|
|
|
In the city hall square in Copenhagen lies Hopenhagen Live, a futuristic village of glass cabins with green-neon trim, showcasing the greentech innovation that will perhaps save the world. It’s a pop-up conference exhibition designed to show attendees and Copenhagen locals the everyday applications that can come out of greentech investment; Hopenhagen Live is part of Hopenhagen, a global grassroots campaign created by advertising agency Ogilvy and Mather working pro bono to support the United Nations. Whilst the UN conference is about policy and targets, Hopenhagen Live reminds us that it’s greentech innovators who will provide the solutions.

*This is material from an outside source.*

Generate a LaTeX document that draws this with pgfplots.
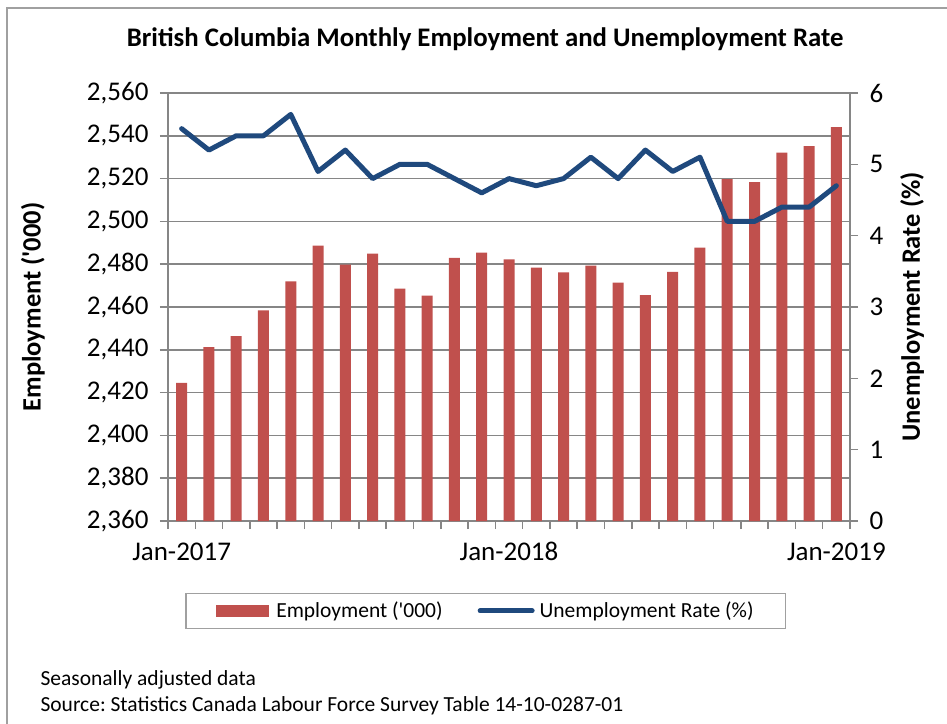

Most ideas on display in this public space are based on transport; the renewable energy technology sector is mostly ignored. Given that much of the investment coming out of Copenhagen will be in renewables, it’s strange that more emphasis isn’t given to the development of solar and wind power technology here - explaining their increasing efficiency and the extent to which they can replace fossil fuels. But Hopenhagen Live is about fun, and getting ordinary people engaged with climate change - showcasing green transportation is more exciting, and much easier to relate to than Siemens’ development of Smart Grid technology. Smart Grid is therefore given only one small panel in one small cabin, despite being something that the U.S. will invest $4 Billion of stimulus package money in.
Locals will be interested by a project funded by the City of Copenhagen: the ‘Copenhagen Wheel’, which will appeal to the 40 per cent of people in the city who commute by bike. Developed by MIT’s SENSEable City lab project, it’s the cycling version of the Nike Plus iPod-linked running shoe. The wheel harvests energy when cyclists brake, powering an electric motor, In the wheel, sensors monitor traffic, pollution, noise, and temperature information, all of which is broadcast wirelessly via smartphone, and the data collected for the commuters, their friends, and for the city. The MIT inventors will be hoping that a commitment to huge emissions cuts is made at the conference will necessitate greater investment in technology that’ll achieve those cuts. The wheel is a niche technology, but forward-thinking innovation in urban transport is essential with cities accounting for two-thirds of global emissions.
Private entrepreneurs also showcased their work, including Shai Agassi, ex-President of SAP (one of the three sponsors of Hopenhagen), and one of Time magazine’s top 100 influential people. His company Better Place provides electric car infrastructure services, and here in Copenhagen they exhibit their products and charging stations: quiet cars for a quiet city, which could provide emission cuts much greater than bike-based innovation if successfully rolled out.
Agassi demanded that governments agree an ambitious deal in a pre-conference video; he and all the green entrepreneurs hope that a comprehensive deal at the conference will be the impetus for further public and private investment. Al Gore explains that a comprehensive UN deal demanding strict emission cuts, and which offers financing for the developing world, will “unleash capital and innovation.” Whether or not the final UN deal ends up being the “Real Deal” that activists are calling for (and that looks increasingly unlikely), there will still be financing made available by the developed world to help their industries and help the developing world transition towards clean economies.
Making greentech developments accessible and fun, as Hopenhagen does, seems one way innovators are doing good work to improve city dwellers’ lives and draw ordinary people into the complex debates surrounding climate change. But away from the Science Museum sheen of Hopenhagen, windmills and tweaks to national grids will provide greater savings over time, and will likely continue to attract the majority of investment.